Phase 2 vaccinations are expected to begin as early as mid-February, according a UDoH press release issued Monday morning.
Utah residents who are 75 and older will receive the vaccine first once Phase 2 vaccinations begin, according to the release.
“We have seen older adults bear the most severe burden of disease in our state, and across the nation,” said Rich Saunders, UDOH interim executive director. “These individuals are far more likely to be hospitalized, to need intensive care, and to pass away from COVID-19. Ensuring these members of our community receive the vaccine as early as possible will save lives and help reduce the burden on our hospitals.”
The hospitalization rate for adults between the ages of 65-84 is more than three times greater than the next closest age group, according to the UDoH. For adults older than 85, the rate is nearly five times greater. Mortality rates are also significantly elevated in these age groups with adults 65 and over accounting for 77% of all COVID-19 related deaths in Utah.
“As we move into Phase 2 of our vaccination program, it simply makes the most sense to vaccinate those who are at the highest risk for hospitalization and death first,” said Gov. Herbert. “We will continue to refine our plans, and to move forward under the principle that those who stand to suffer the most should be vaccinated first.”

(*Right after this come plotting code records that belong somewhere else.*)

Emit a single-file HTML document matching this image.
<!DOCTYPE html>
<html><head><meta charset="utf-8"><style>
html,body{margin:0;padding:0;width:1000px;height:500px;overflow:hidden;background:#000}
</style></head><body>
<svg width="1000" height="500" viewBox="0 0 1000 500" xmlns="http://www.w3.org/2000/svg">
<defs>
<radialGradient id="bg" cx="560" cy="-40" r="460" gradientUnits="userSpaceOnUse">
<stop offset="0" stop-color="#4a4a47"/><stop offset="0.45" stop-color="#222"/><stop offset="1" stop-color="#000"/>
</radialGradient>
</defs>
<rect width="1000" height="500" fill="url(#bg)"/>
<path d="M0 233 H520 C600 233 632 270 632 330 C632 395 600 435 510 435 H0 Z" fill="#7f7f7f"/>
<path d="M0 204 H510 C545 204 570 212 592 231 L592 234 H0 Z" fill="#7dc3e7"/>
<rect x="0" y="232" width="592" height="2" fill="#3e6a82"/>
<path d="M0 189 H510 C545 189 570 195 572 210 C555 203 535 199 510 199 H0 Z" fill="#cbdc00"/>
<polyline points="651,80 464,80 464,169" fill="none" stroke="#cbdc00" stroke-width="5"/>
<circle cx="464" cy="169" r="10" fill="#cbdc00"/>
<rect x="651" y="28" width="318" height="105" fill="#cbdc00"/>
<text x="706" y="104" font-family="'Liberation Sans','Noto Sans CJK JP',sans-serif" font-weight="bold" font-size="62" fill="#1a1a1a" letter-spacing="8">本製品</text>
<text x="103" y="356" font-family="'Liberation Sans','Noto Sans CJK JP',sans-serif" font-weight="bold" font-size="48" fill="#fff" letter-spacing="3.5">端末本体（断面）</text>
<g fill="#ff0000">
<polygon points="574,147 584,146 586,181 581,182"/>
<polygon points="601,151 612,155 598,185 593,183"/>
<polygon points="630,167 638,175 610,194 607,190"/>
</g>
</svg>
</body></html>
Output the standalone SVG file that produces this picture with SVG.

Prioritization of subsequent waves in Phase 2 is still being considered, and will likely include prioritization by additional age groups, residents with certain underlying medical conditions, and certain residents who live in congregate settings, the UDoH press statement said.
Prioritization based on an individual’s employment status in certain industries is no longer being considered by the Unified Command group.
“Focusing on age will do more to reduce infections and alleviate hospitalizations than any other category of individuals as we continue to administer vaccinations,” said Gov.-elect Spencer Cox. “I’m very supportive of this change and know it will save lives.”
During the initial stages of the Phase 2 vaccination campaign, many will receive their immunizations at local health department mass vaccination clinics. Later in Phase 2, vaccines will also be available through local pharmacies and primary care providers.
Details surrounding implementation of Phase 2 vaccination efforts are still being determined, the UDoH said, “including how vaccine administration sites will verify the age of those seeking to be immunized.”
In Phase 1 of the vaccination rollout hospital health care workers, long-term care facility residents and staff, non-hospital health care workers, public health and tribal health care workers are being vaccinated, the statement said.
Later in Phase 1, “likely in late January, K-12 teachers and school staff, along with first responders, will begin receiving vaccines. This coordination is happening between school district administrators and local health departments,” according to the UDoH statement.
Individual hospitals are vaccinating their own staff. National pharmacy chains CVS and Walgreens, along with Community Nursing Services, are providing vaccines in long-term care facilities. Non-hospital health care workers should reach out to their local health departments for information on how to get vaccinated.
More information about Utah’s COVID-19 vaccine distribution plan go to coronavirus.utah.gov/vaccine.